Transformation requires leaders who:
- Step up early in the transformation process.
- Inspire extraordinary levels of engagement in employees, managers, and executives.
- Tap into the power of teamwork and collaboration.
- Quickly build business processes and systems to create the new while maintaining the old. Drawing on these abilities, transformation leaders swiftly make sense of the changes unfolding in their environments. And they act effectively and efficiently to build an organization that will thrive in a new landscape.
Learning and Development (L&D) play important role as a Transformation Driver-Three Areas of Focus as bellow:
- Develop a new take on teams. Assemble taskforce-like teams to focus on your organization’s “must win” challenges, such as building capability to enter a new market category or helping to rapidly integrate newly acquired companies into the culture.
- Foster new behaviors and mindsets. Develop the behaviors and mindsets essential for shaping a culture that supports your organization’s transformation program. Key to any successful transformation is an organizational culture that is change ready and collaborative and that promotes a learning mindset.
- Streamline capabilities. Looking at the strategic vision for your organization, focus on the top three to five capabilities essential for your organization’s near-term and future success, instead of using the massive, more static type of competency model that is common today. Evaluate capabilities each year and align them with new business initiatives.
- Focus on resilience. Help people throughout your organization get comfortable with the uncomfortable by fostering a culture that takes calculated risks, learns from failure, promotes learning agility, and uses data analytics to make informed decisions.
- Encourage storytelling. Foster the use of storytelling as a leadership skill to help employees embrace and execute the organization’s transformation program. Make sure that in these stories, leaders provide the “why” behind the transformation.
- Use reverse mentoring. Use flipped classrooms and reverse mentoring programs to enable young leaders to mentor and coach senior executives. Provide opportunities for leaders at all levels to be seen as teachers.
- Enable experimentation. Provide programs that enable employees to explore new functions, work with different teams, and practice new skills on the job. This allows people to integrate learning with work and makes learning a continual process rather than a one-time event.
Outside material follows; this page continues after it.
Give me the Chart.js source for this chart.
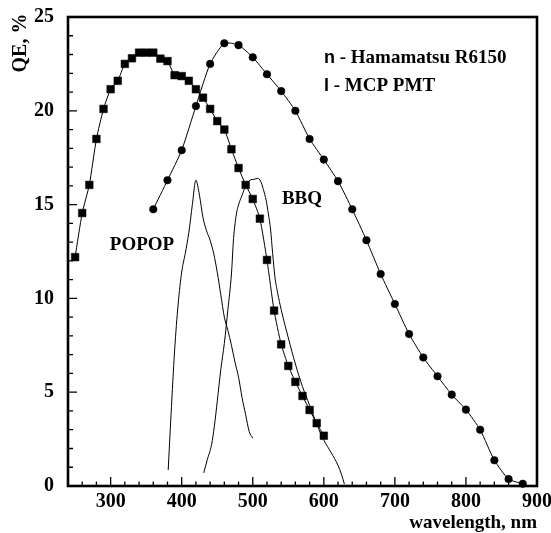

- Leverage new technology. Deploy technologies that make learning more engaging, more accessible, and more personalized. Take advantage of new tools and resources (such as virtual classrooms) that enable you to reach a critical mass of learners around a transformation under way in your organization.
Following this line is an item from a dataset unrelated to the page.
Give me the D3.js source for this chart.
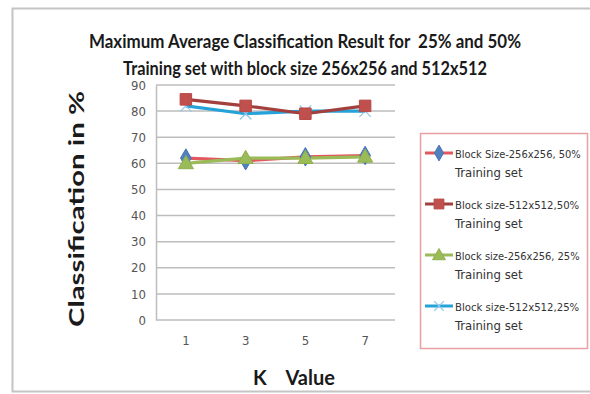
<!DOCTYPE html>
<html>
<head>
<meta charset="utf-8">
<script src="https://cdn.jsdelivr.net/npm/d3@7"></script>
<style>
  body { margin: 0; background: #fff; }
  svg { display: block; }
</style>
</head>
<body>
<svg id="chart" width="590" height="394"></svg>
<script>
// K values on the x axis
const categories = ["1", "3", "5", "7"];
const yTicks = [0, 10, 20, 30, 40, 50, 60, 70, 80, 90];

// Classification results (%) per K value
const s256_50 = [62, 61, 62.5, 63];
const s512_50 = [84.5, 82, 79, 82];
const s256_25 = [60, 62, 62, 62.5];
const s512_25 = [82, 79, 80, 80];

const seriesNames = [
  ["Block Size-256x256, 50%", "Training set"],
  ["Block size-512x512,50%", "Training set"],
  ["Block size-256x256, 25%", "Training set"],
  ["Block size-512x512,25%", "Training set"]
];

const series = [
  { values: s256_50, line: "#e2585e", marker: "#4a72b8", fill: "#4f81bd", shape: "diamond", name: seriesNames[0] },
  { values: s512_50, line: "#a33f3c", marker: "#b84744", fill: "#c0504d", shape: "square", name: seriesNames[1] },
  { values: s256_25, line: "#9bbb59", marker: "#8fb04c", fill: "#9bbb59", shape: "triangle", name: seriesNames[2] },
  { values: s512_25, line: "#25a3d9", marker: "#8fc7e8", fill: "#8fc7e8", shape: "cross", name: seriesNames[3] }
];

const svg = d3.select("#chart");
const narrow = "'Liberation Sans Narrow', 'DejaVu Sans Condensed', 'Noto Sans', sans-serif";
const boldFont = "Lato, 'Open Sans', sans-serif";

// shrink a text's font size until its natural width fits maxW
function fitText(sel, maxW, startSize) {
  let size = startSize;
  sel.attr("font-size", size);
  while (sel.node().getComputedTextLength() > maxW && size > 8) {
    size -= 0.25;
    sel.attr("font-size", size);
  }
  return sel;
}

// outer chart frame
svg.append("rect")
  .attr("x", 12.5).attr("y", 8.5).attr("width", 600).attr("height", 383)
  .attr("fill", "none").attr("stroke", "#c4c4c4").attr("stroke-width", 2);

const plot = { left: 156, right: 395, top: 85, bottom: 320 };

const x = d3.scaleBand().domain(categories).range([plot.left, plot.right]);
const y = d3.scaleLinear().domain([0, 90]).range([plot.bottom, plot.top]);

// title
const title = svg.append("g")
  .attr("font-family", boldFont).attr("font-weight", "bold")
  .attr("font-size", 18).attr("fill", "#1a1a1a").attr("text-anchor", "middle");
title.append("text").attr("x", 305).attr("y", 48)
  .attr("xml:space", "preserve")
  .attr("textLength", 432).attr("lengthAdjust", "spacingAndGlyphs")
  .text("Maximum Average Classification Result for  25% and 50%");
title.append("text").attr("x", 305).attr("y", 75)
  .attr("textLength", 364).attr("lengthAdjust", "spacingAndGlyphs")
  .text("Training set with block size 256x256 and 512x512");

// horizontal gridlines
svg.append("g").selectAll("line").data(yTicks).join("line")
  .attr("x1", plot.left).attr("x2", plot.right)
  .attr("y1", d => y(d)).attr("y2", d => y(d))
  .attr("stroke", "#bdbdbd").attr("stroke-width", 1.5);

// y axis
const yAxis = svg.append("g")
  .attr("transform", `translate(${plot.left},0)`)
  .call(d3.axisLeft(y).tickValues(yTicks).tickSize(0).tickPadding(10));
yAxis.select(".domain").attr("stroke", "#bdbdbd").attr("stroke-width", 1.5);
yAxis.selectAll("text").attr("font-family", narrow).attr("font-size", 13).attr("fill", "#555");

// x axis
const xAxis = svg.append("g")
  .attr("transform", `translate(0,${plot.bottom})`)
  .call(d3.axisBottom(x).tickSize(0).tickPadding(16));
xAxis.select(".domain").remove();
xAxis.selectAll("text").attr("font-family", narrow).attr("font-size", 13).attr("fill", "#555");

// axis titles
svg.append("text")
  .attr("transform", "translate(84,209) rotate(-90)")
  .attr("text-anchor", "middle")
  .attr("font-family", boldFont).attr("font-weight", "bold").attr("font-size", 21)
  .attr("fill", "#1a1a1a")
  .attr("textLength", 236).attr("lengthAdjust", "spacingAndGlyphs")
  .text("Classification in %");

svg.append("text")
  .attr("x", 294).attr("y", 385)
  .attr("text-anchor", "middle")
  .attr("font-family", boldFont).attr("font-weight", "bold").attr("font-size", 20)
  .attr("fill", "#1a1a1a")
  .attr("xml:space", "preserve")
  .text("K    Value");

const cx = (i) => x(categories[i]) + x.bandwidth() / 2;

function drawMarker(g, shape, px, py, s, size) {
  if (shape === "diamond") {
    g.append("path").attr("d", d3.symbol(d3.symbolDiamond, size * 9)())
      .attr("transform", `translate(${px},${py})`).attr("fill", s.fill).attr("stroke", s.marker);
  } else if (shape === "square") {
    g.append("path").attr("d", d3.symbol(d3.symbolSquare, size * 12)())
      .attr("transform", `translate(${px},${py})`).attr("fill", s.fill).attr("stroke", s.marker);
  } else if (shape === "triangle") {
    g.append("path").attr("d", d3.symbol(d3.symbolTriangle, size * 9)())
      .attr("transform", `translate(${px},${py + 1})`).attr("fill", s.fill).attr("stroke", s.marker);
  } else {
    g.append("path").attr("d", d3.symbol(d3.symbolTimes, size * 8)())
      .attr("transform", `translate(${px},${py})`).attr("fill", "none")
      .attr("stroke", s.fill).attr("stroke-width", 1.3);
  }
}

// series lines and markers
const line = d3.line().x((d, i) => cx(i)).y(d => y(d));
const order = [3, 1, 0, 2];
order.forEach(k => {
  const s = series[k];
  svg.append("path").datum(s.values)
    .attr("d", line).attr("fill", "none")
    .attr("stroke", s.line).attr("stroke-width", 3.2);
});
order.forEach(k => {
  const s = series[k];
  const g = svg.append("g");
  s.values.forEach((v, i) => drawMarker(g, s.shape, cx(i), y(v), s, 11));
});

// legend
const legend = svg.append("g");
legend.append("rect")
  .attr("x", 420.5).attr("y", 133.5).attr("width", 167).attr("height", 215)
  .attr("fill", "#fff").attr("stroke", "#e6a0a4").attr("stroke-width", 1.5);

series.forEach((s, k) => {
  const ly = 153 + k * 51;
  const g = legend.append("g");
  g.append("line").attr("x1", 425).attr("x2", 453).attr("y1", ly).attr("y2", ly)
    .attr("stroke", s.line).attr("stroke-width", 3);
  drawMarker(g, s.shape, 439, ly, s, 8);
  const t = g.append("text").attr("x", 455).attr("y", ly + 5)
    .attr("font-family", narrow).attr("fill", "#333")
    .text(s.name[0]);
  fitText(t, 126, 13);
  g.append("text").attr("x", 455).attr("y", ly + 24)
    .attr("font-family", narrow).attr("font-size", 13).attr("fill", "#333")
    .text(s.name[1]);
});
</script>
</body>
</html>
- Focus development close to customers. Deliver development programs to younger, front-line leaders closest to customers and partners. They will be instrumental in executing your organization’s transformation.
- Learn from innovators. Look outside your industry to organizations that have innovative programs and approaches you can bring to your own organization.
- Foster talent mobility. Work with other parts of your business to design a facilitated talent-mobility program featuring job-to-job transitions and ongoing movement of people into new projects and assignments. Ensure that these experiences challenge employees as well as expose them to different business functions and regions.